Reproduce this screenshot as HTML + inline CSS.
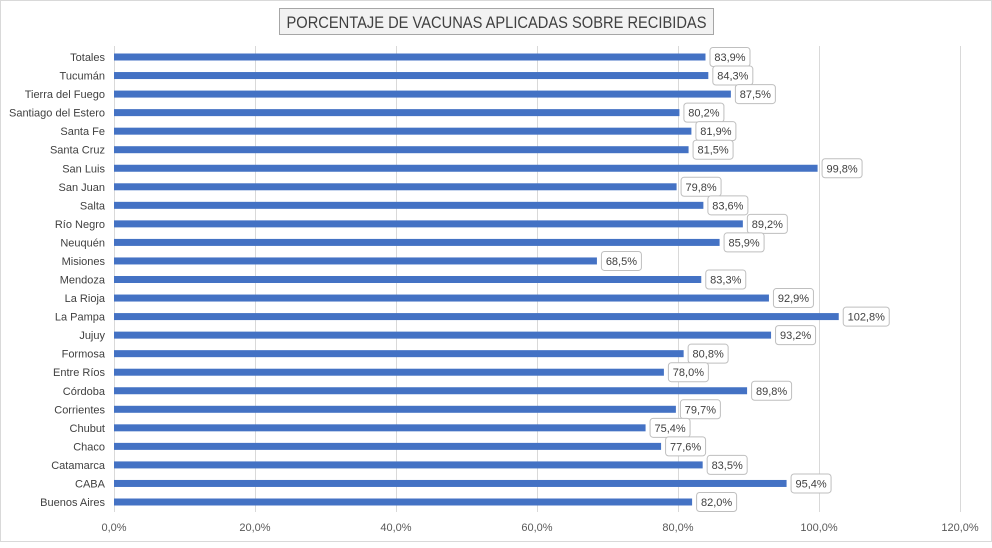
==
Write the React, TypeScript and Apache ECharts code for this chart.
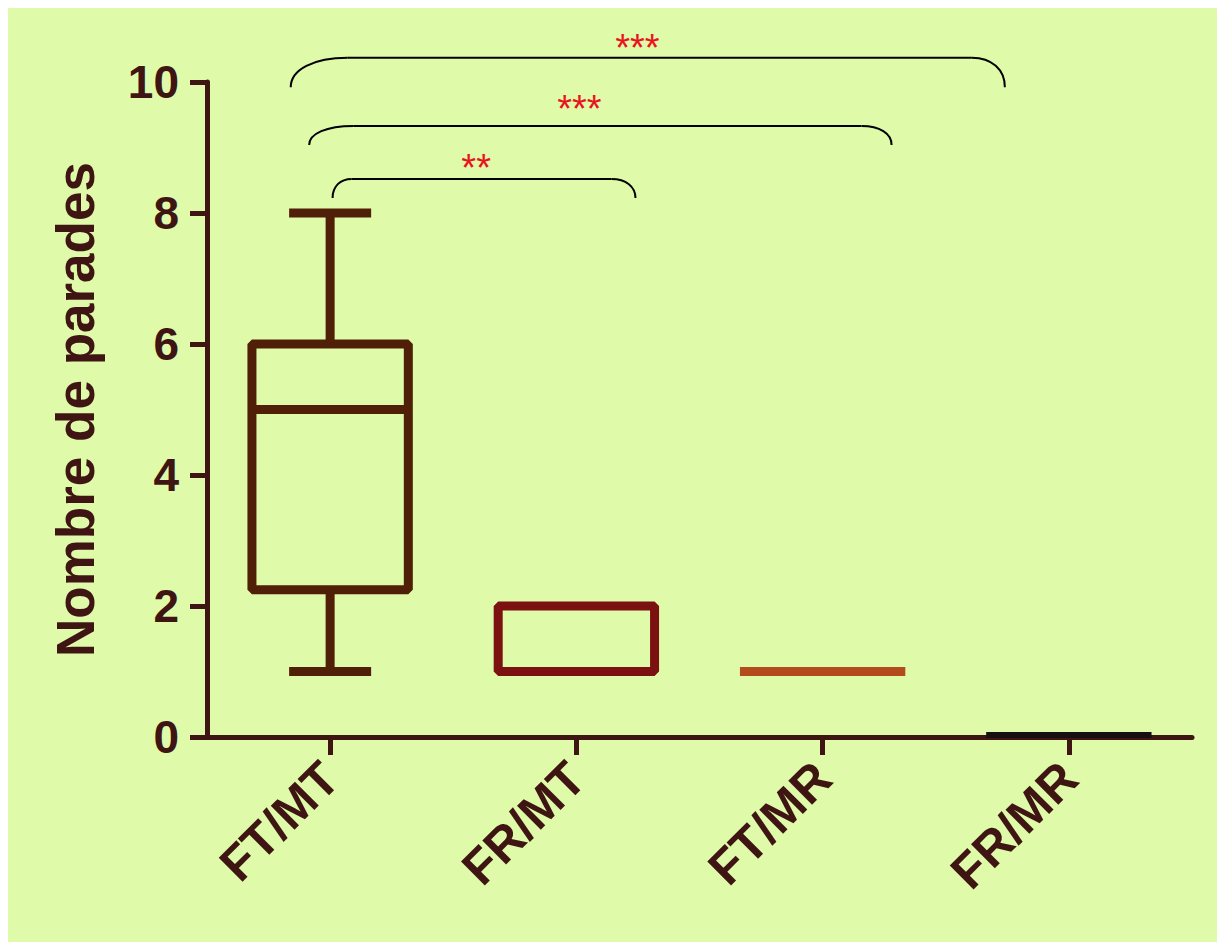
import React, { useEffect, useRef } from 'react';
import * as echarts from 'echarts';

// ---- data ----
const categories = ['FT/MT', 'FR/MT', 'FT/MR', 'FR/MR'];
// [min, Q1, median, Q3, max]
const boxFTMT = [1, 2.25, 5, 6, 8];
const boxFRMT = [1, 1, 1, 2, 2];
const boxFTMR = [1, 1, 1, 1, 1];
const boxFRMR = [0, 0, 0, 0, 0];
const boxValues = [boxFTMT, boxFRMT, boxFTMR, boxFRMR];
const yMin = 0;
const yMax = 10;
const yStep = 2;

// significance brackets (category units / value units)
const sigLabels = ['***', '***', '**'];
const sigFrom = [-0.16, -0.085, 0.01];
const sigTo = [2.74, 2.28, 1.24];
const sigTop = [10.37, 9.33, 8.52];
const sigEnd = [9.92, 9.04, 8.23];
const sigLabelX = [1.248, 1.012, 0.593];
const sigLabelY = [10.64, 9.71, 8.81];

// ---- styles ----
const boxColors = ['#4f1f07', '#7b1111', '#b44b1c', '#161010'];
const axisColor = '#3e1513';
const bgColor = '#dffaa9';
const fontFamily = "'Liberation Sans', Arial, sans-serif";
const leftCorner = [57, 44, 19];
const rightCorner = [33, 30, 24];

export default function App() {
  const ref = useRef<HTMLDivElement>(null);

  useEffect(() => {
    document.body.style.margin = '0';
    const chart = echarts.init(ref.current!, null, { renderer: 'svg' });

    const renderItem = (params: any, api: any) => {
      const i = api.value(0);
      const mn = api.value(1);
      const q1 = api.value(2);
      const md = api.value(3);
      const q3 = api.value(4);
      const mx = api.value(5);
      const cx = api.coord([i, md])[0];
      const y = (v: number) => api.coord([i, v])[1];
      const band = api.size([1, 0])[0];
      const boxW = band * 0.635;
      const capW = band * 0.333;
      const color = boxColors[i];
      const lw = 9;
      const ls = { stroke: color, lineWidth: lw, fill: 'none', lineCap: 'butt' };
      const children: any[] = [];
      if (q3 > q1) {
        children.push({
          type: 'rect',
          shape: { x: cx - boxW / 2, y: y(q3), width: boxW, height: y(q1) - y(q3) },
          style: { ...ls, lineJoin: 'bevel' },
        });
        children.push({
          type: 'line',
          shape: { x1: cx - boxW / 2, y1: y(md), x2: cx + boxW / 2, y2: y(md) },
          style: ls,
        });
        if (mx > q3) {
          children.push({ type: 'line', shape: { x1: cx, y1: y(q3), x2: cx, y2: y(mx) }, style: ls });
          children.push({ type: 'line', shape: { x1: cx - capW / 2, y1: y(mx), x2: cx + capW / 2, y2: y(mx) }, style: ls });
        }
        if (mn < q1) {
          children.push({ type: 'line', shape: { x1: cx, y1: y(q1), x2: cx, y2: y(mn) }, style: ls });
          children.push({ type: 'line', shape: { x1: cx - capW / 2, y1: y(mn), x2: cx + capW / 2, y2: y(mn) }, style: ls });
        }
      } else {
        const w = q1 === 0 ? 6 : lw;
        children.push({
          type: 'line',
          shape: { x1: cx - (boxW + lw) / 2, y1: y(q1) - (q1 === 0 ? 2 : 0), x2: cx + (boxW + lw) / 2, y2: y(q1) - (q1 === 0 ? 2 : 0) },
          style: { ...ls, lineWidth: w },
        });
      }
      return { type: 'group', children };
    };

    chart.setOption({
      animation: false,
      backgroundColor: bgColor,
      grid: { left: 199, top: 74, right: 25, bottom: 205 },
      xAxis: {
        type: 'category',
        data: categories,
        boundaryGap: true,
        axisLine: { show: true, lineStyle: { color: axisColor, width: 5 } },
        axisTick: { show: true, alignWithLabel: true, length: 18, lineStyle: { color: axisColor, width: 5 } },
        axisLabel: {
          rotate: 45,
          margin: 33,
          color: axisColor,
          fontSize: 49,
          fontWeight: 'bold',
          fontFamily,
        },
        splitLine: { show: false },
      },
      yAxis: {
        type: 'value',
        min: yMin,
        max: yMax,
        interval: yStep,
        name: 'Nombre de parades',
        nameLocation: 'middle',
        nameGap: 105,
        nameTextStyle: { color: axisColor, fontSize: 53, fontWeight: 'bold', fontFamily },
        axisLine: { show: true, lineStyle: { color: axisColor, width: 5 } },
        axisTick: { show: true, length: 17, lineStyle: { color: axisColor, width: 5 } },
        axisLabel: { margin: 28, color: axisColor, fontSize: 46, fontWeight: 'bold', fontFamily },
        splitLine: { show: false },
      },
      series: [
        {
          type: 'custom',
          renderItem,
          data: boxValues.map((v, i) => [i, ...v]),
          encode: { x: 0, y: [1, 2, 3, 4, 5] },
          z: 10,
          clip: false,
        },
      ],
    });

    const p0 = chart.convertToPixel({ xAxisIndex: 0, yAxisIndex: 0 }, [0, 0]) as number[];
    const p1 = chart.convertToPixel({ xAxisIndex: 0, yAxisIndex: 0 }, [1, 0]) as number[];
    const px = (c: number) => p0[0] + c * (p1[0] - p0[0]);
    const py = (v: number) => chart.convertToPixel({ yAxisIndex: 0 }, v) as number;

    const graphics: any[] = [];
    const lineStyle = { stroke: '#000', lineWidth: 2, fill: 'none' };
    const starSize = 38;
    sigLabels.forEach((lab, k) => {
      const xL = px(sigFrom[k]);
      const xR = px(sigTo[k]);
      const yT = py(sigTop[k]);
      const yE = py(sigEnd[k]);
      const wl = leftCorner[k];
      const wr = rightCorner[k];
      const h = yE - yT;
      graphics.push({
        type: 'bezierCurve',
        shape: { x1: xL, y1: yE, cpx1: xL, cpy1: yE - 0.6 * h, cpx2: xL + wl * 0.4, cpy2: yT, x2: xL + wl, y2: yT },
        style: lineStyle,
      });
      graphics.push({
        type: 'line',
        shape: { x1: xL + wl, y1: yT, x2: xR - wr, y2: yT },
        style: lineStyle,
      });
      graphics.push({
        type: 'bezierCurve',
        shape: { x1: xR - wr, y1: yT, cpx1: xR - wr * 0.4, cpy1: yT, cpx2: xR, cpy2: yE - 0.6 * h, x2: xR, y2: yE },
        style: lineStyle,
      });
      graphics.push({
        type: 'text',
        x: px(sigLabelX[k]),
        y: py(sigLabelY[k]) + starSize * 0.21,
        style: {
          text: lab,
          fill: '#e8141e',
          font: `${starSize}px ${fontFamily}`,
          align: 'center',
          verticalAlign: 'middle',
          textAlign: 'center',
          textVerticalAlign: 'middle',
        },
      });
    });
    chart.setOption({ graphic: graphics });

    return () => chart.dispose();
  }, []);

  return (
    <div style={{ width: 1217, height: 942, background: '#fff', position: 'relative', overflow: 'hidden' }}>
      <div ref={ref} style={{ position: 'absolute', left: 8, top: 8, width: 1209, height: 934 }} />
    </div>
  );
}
--
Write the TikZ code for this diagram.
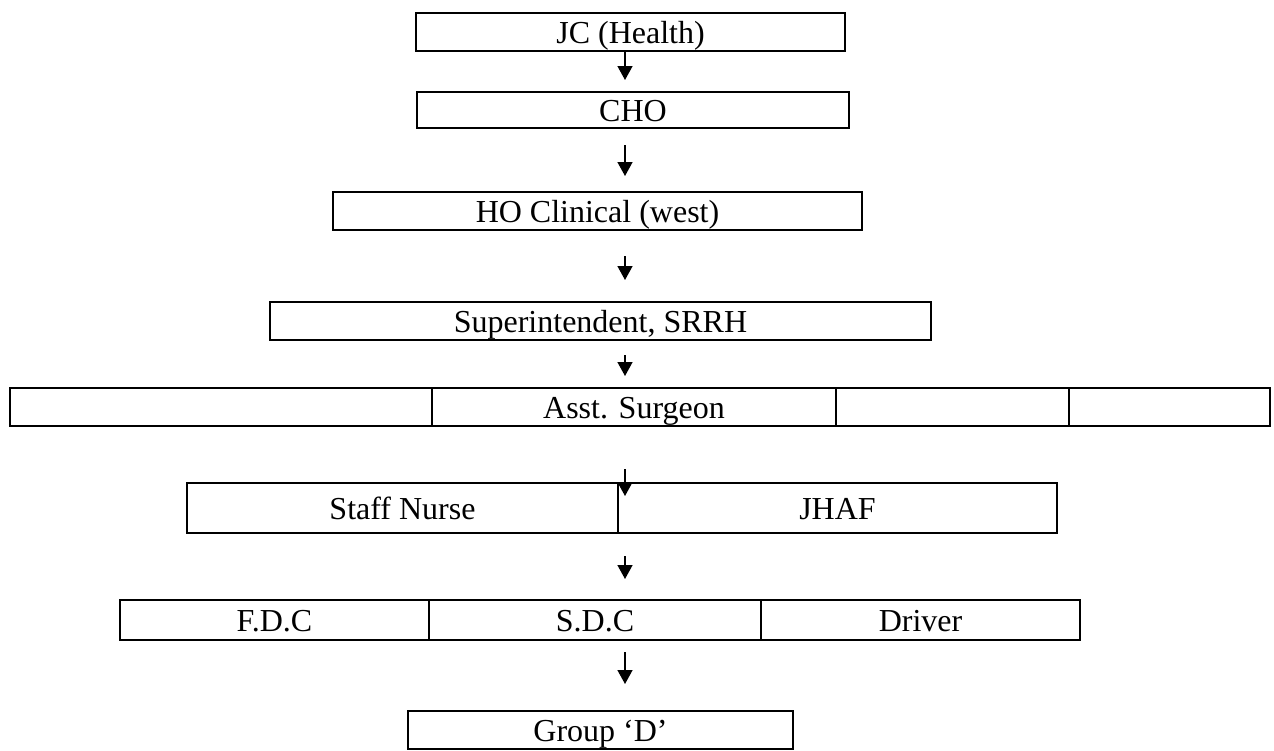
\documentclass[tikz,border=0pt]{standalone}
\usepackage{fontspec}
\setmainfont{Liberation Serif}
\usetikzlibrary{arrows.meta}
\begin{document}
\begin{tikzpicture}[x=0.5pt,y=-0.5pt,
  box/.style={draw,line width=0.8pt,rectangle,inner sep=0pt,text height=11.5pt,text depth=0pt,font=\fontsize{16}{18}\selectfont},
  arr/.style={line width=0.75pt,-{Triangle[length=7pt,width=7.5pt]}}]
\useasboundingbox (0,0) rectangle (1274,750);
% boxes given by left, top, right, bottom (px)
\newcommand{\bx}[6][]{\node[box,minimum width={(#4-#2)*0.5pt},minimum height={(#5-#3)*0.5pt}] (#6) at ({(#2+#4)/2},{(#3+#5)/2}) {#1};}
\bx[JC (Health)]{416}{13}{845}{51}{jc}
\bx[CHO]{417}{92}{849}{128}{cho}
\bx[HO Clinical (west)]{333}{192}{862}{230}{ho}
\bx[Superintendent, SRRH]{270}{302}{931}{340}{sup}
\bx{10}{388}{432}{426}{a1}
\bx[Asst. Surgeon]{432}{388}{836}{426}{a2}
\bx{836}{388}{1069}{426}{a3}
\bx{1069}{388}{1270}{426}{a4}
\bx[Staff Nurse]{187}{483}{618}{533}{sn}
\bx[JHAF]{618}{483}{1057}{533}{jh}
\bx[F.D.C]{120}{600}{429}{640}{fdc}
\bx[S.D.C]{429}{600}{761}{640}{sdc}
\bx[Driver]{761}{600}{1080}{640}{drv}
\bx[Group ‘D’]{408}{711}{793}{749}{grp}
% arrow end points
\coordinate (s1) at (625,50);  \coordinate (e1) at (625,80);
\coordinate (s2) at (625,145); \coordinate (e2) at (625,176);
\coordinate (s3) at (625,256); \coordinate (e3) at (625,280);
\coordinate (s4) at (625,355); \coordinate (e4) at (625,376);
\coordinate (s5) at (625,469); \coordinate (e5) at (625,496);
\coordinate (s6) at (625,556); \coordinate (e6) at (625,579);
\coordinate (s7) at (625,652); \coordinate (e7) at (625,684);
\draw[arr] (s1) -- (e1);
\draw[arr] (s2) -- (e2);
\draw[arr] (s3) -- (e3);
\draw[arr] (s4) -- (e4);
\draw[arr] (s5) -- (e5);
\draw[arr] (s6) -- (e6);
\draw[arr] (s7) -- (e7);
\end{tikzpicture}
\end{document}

Goal: Gather up every line in the data above that contains the word "React", copying each one.

Full solution:
Write the React, TypeScript and Apache ECharts code for this chart.
import React, { useEffect, useRef } from 'react';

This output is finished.